### Prompt
Copy exactly the lines that run from the top of the listing to the line containing "return v.toFixed(1).replace('.', ',')", both ends included, and omit the pictures.

>> Start Information shown

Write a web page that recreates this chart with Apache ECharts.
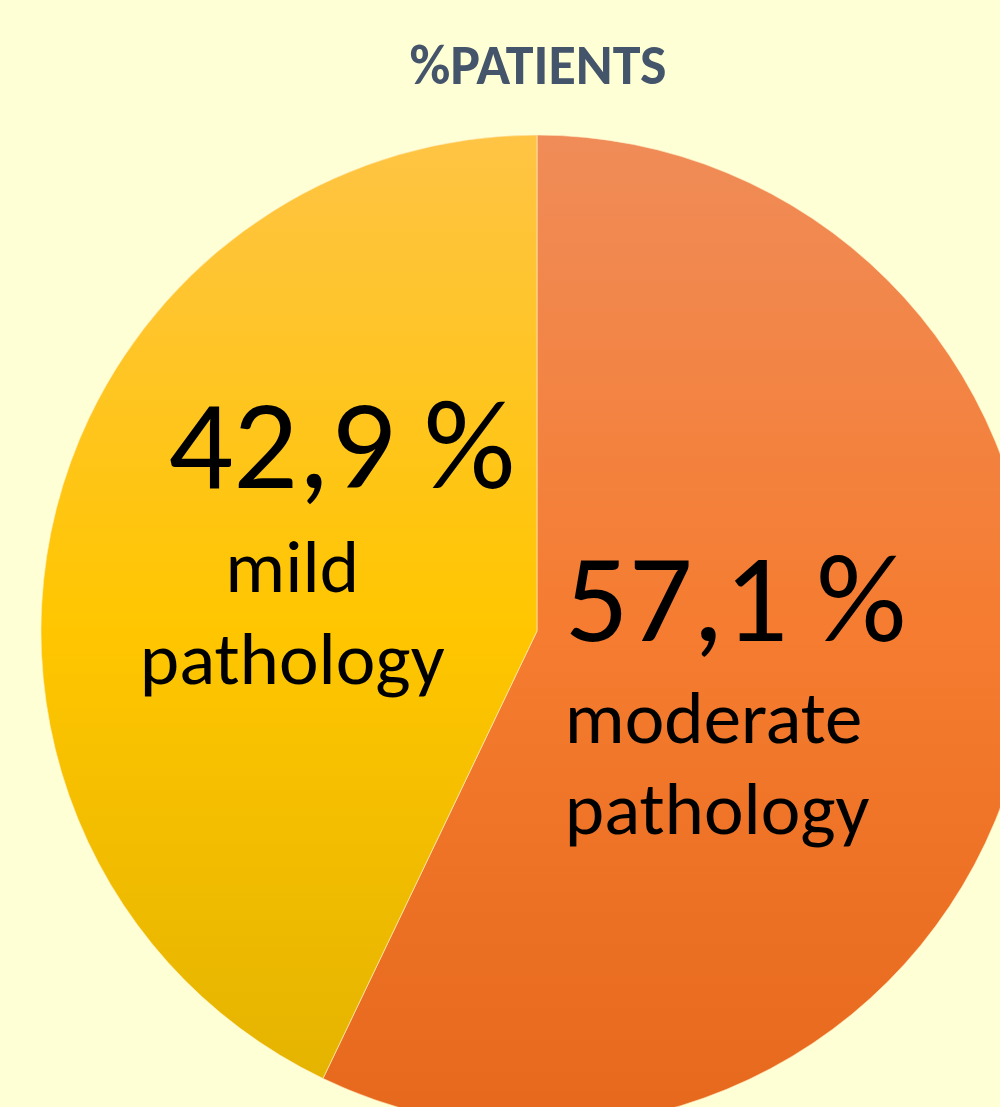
<!DOCTYPE html>
<html>
<head>
<meta charset="utf-8">
<script src="https://cdn.jsdelivr.net/npm/echarts@6/dist/echarts.min.js"></script>
<style>
html,body{margin:0;padding:0;background:#FFFFD5;}
#chart{width:1000px;height:1107px;}
</style>
</head>
<body>
<div id="chart"></div>
<script>
const title = '%PATIENTS';
const categories = ['moderate\npathology', 'mild\npathology'];
const values = [57.1, 42.9];

const chart = echarts.init(document.getElementById('chart'));
const FONT = 'Carlito, Lato, sans-serif';

function grad(stops) {
  return { type: 'linear', x: 0, y: 135, x2: 0, y2: 1127, global: true,
    colorStops: stops.map(s => ({ offset: s[0], color: s[1] })) };
}
const colors = [
  grad([[0, '#F08C58'], [0.5, '#F57C30'], [1, '#E6681C']]),
  grad([[0, '#FFC444'], [0.5, '#FFC600'], [1, '#E2B200']])
];

const data = categories.map((c, i) => ({
  name: c, value: values[i], itemStyle: { color: colors[i] }
}));

function fmt(v) { return v.toFixed(1).replace('.', ',') + ' %'; }

chart.setOption({
  backgroundColor: '#FFFFD5',
  animation: false,
  title: {
    text: title, left: 533, top: 37, textAlign: 'center',
    textStyle: { fontFamily: FONT, fontWeight: 'bold', fontSize: 56, color: '#44546A' }
  },
  series: [{
    type: 'pie',
    center: [537, 631],
    radius: 496,
    startAngle: 90,
    clockwise: true,
    itemStyle: { borderColor: 'rgba(255,240,200,0.6)', borderWidth: 1 },
    labelLine: { show: false },
    label: {
      show: true,
      position: 'inside',
      color: '#000',
      fontFamily: FONT,
      formatter: function (p) {
        const lines = p.name.split('\n');
        if (p.dataIndex === 0) {
          return '{nl|' + fmt(p.value) + '}\n' + lines.map(l => '{tl|' + l + '}').join('\n');
        }
        return '{nr|' + fmt(p.value) + '}\n' + lines.map(l => '{tc|' + l + '}').join('\n');
      },
      rich: {
        nl: { fontFamily: FONT, fontSize: 126, lineHeight: 139, width: 350, align: 'left', color: '#000' },
        tl: { fontFamily: FONT, fontSize: 75, lineHeight: 91, width: 350, align: 'left', color: '#000' },
        nr: { fontFamily: FONT, fontSize: 128, lineHeight: 142, width: 446, align: 'right', color: '#000' },
        tc: { fontFamily: FONT, fontSize: 75, lineHeight: 92, width: 446, align: 'center', color: '#000' }
      }
    },
    labelLayout: function (p) {
      return p.dataIndex === 0 ? { dx: -42, dy: 14 } : { dx: 0, dy: -27 };
    },
    data: data
  }]
});
</script>
</body>
</html>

>> End Information shown

### Worked solution
Write a web page that recreates this chart with Apache ECharts.
<!DOCTYPE html>
<html>
<head>
<meta charset="utf-8">
<script src="https://cdn.jsdelivr.net/npm/echarts@6/dist/echarts.min.js"></script>
<style>
html,body{margin:0;padding:0;background:#FFFFD5;}
#chart{width:1000px;height:1107px;}
</style>
</head>
<body>
<div id="chart"></div>
<script>
const title = '%PATIENTS';
const categories = ['moderate\npathology', 'mild\npathology'];
const values = [57.1, 42.9];

const chart = echarts.init(document.getElementById('chart'));
const FONT = 'Carlito, Lato, sans-serif';

function grad(stops) {
  return { type: 'linear', x: 0, y: 135, x2: 0, y2: 1127, global: true,
    colorStops: stops.map(s => ({ offset: s[0], color: s[1] })) };
}
const colors = [
  grad([[0, '#F08C58'], [0.5, '#F57C30'], [1, '#E6681C']]),
  grad([[0, '#FFC444'], [0.5, '#FFC600'], [1, '#E2B200']])
];

const data = categories.map((c, i) => ({
  name: c, value: values[i], itemStyle: { color: colors[i] }
}));

function fmt(v) { return v.toFixed(1).replace('.', ',') + ' %'; }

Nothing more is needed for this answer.